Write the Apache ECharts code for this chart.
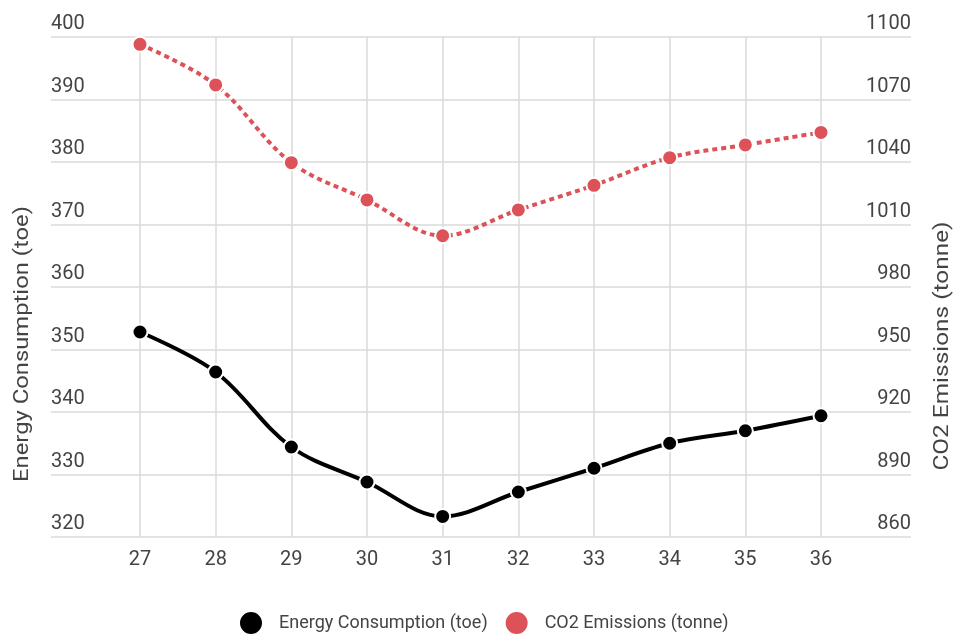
<!DOCTYPE html>
<html>
<head>
<meta charset="utf-8">
<script src="https://cdn.jsdelivr.net/npm/echarts@6/dist/echarts.min.js"></script>
<style>
  html, body { margin: 0; padding: 0; background: #fff; }
  #chart { width: 957px; height: 637px; }
</style>
</head>
<body>
<div id="chart"></div>
<script>
// Week numbers along the horizontal axis
const categories = ['27', '28', '29', '30', '31', '32', '33', '34', '35', '36'];
// Energy consumption per week (toe), left axis
const energyValues = [352.8, 346.4, 334.4, 328.8, 323.3, 327.2, 331.0, 335.0, 337.0, 339.4];
// CO2 emissions per week (tonne), right axis
const co2Values = [1096.5, 1077.0, 1039.7, 1021.8, 1004.6, 1017.0, 1028.8, 1042.1, 1048.2, 1054.2];
// Axis ranges and steps
const energyTicks = { min: 320, max: 400, step: 10 };
const co2Ticks = { min: 860, max: 1100, step: 30 };
const seriesNames = ['Energy Consumption (toe)', 'CO2 Emissions (tonne)'];

const FONT = 'Roboto, "Noto Sans", sans-serif';
const TEXT = '#444444';
const GRID_LINE = '#dadada';
const RED = '#dc5258';
const BLACK = '#000000';

const chart = echarts.init(document.getElementById('chart'), null, { renderer: 'canvas' });

const hiddenValueAxis = (grid, t, pos) => ({
  type: 'value', gridIndex: grid, position: pos,
  min: t.min, max: t.max, interval: t.step,
  show: false, splitLine: { show: false }
});

const plainNumber = v => String(v);

chart.setOption({
  animation: false,
  textStyle: { fontFamily: FONT },
  grid: [
    // outer grid: horizontal guide lines and tick labels
    { left: 51, right: 46, top: 37, bottom: 100, containLabel: false },
    // inner grid: the plotted weeks, inset from both ends
    { left: 140, right: 136, top: 37, bottom: 100, containLabel: false }
  ],
  xAxis: [
    { type: 'category', gridIndex: 0, data: categories, show: false },
    {
      type: 'category', gridIndex: 1, data: categories, boundaryGap: false,
      axisLine: { show: false }, axisTick: { show: false },
      axisLabel: { color: TEXT, fontSize: 20, margin: 13, fontFamily: FONT },
      splitLine: { show: true, lineStyle: { color: GRID_LINE, width: 1.5 } }
    }
  ],
  yAxis: [
    {
      type: 'value', gridIndex: 0, position: 'left',
      min: energyTicks.min, max: energyTicks.max, interval: energyTicks.step,
      axisLine: { show: false }, axisTick: { show: false },
      axisLabel: {
        inside: true, margin: 0, color: TEXT, fontSize: 20, fontFamily: FONT,
        verticalAlign: 'bottom', align: 'left', padding: [0, 0, 3, 0],
        formatter: plainNumber
      },
      splitLine: { show: true, lineStyle: { color: GRID_LINE, width: 1.5 } }
    },
    {
      type: 'value', gridIndex: 0, position: 'right',
      min: co2Ticks.min, max: co2Ticks.max, interval: co2Ticks.step,
      axisLine: { show: false }, axisTick: { show: false },
      axisLabel: {
        inside: true, margin: 0, color: TEXT, fontSize: 20, fontFamily: FONT,
        verticalAlign: 'bottom', align: 'right', padding: [0, 0, 3, 0],
        formatter: plainNumber
      },
      splitLine: { show: false }
    },
    hiddenValueAxis(1, energyTicks, 'left'),
    hiddenValueAxis(1, co2Ticks, 'right')
  ],
  legend: {
    bottom: 1, left: 238, padding: 0,
    icon: 'circle', itemWidth: 24, itemHeight: 24, itemGap: 16,
    textStyle: { color: TEXT, fontSize: 18, fontFamily: FONT, padding: [0, 0, 0, 11] },
    data: seriesNames
  },
  graphic: [
    {
      type: 'text', x: 23, y: 344, rotation: Math.PI / 2, scaleX: 1.19,
      style: { text: seriesNames[0], fill: TEXT, font: '20px ' + FONT, align: 'center', verticalAlign: 'middle' }
    },
    {
      type: 'text', x: 943, y: 346, rotation: Math.PI / 2, scaleX: 1.22,
      style: { text: seriesNames[1], fill: TEXT, font: '20px ' + FONT, align: 'center', verticalAlign: 'middle' }
    }
  ],
  series: [
    {
      name: seriesNames[0], type: 'line', xAxisIndex: 1, yAxisIndex: 2,
      data: energyValues, smooth: 0.35,
      symbol: 'circle', symbolSize: 15,
      lineStyle: { color: BLACK, width: 4 },
      itemStyle: { color: BLACK, borderColor: '#fff', borderWidth: 2 }
    },
    {
      name: seriesNames[1], type: 'line', xAxisIndex: 1, yAxisIndex: 3,
      data: co2Values, smooth: 0.35,
      symbol: 'circle', symbolSize: 15,
      lineStyle: { color: RED, width: 4, type: [5, 4] },
      itemStyle: { color: RED, borderColor: '#fff', borderWidth: 2 }
    }
  ]
});
</script>
</body>
</html>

________

**Directions for this task**. Please take the lines from the beginning of the data above through the line holding "const seriesNames = ['Energy" and transcribe them exactly, without any pictures.

**Reply to the exercise**.
Write the Apache ECharts code for this chart.
<!DOCTYPE html>
<html>
<head>
<meta charset="utf-8">
<script src="https://cdn.jsdelivr.net/npm/echarts@6/dist/echarts.min.js"></script>
<style>
  html, body { margin: 0; padding: 0; background: #fff; }
  #chart { width: 957px; height: 637px; }
</style>
</head>
<body>
<div id="chart"></div>
<script>
// Week numbers along the horizontal axis
const categories = ['27', '28', '29', '30', '31', '32', '33', '34', '35', '36'];
// Energy consumption per week (toe), left axis
const energyValues = [352.8, 346.4, 334.4, 328.8, 323.3, 327.2, 331.0, 335.0, 337.0, 339.4];
// CO2 emissions per week (tonne), right axis
const co2Values = [1096.5, 1077.0, 1039.7, 1021.8, 1004.6, 1017.0, 1028.8, 1042.1, 1048.2, 1054.2];
// Axis ranges and steps
const energyTicks = { min: 320, max: 400, step: 10 };
const co2Ticks = { min: 860, max: 1100, step: 30 };
const seriesNames = ['Energy Consumption (toe)', 'CO2 Emissions (tonne)'];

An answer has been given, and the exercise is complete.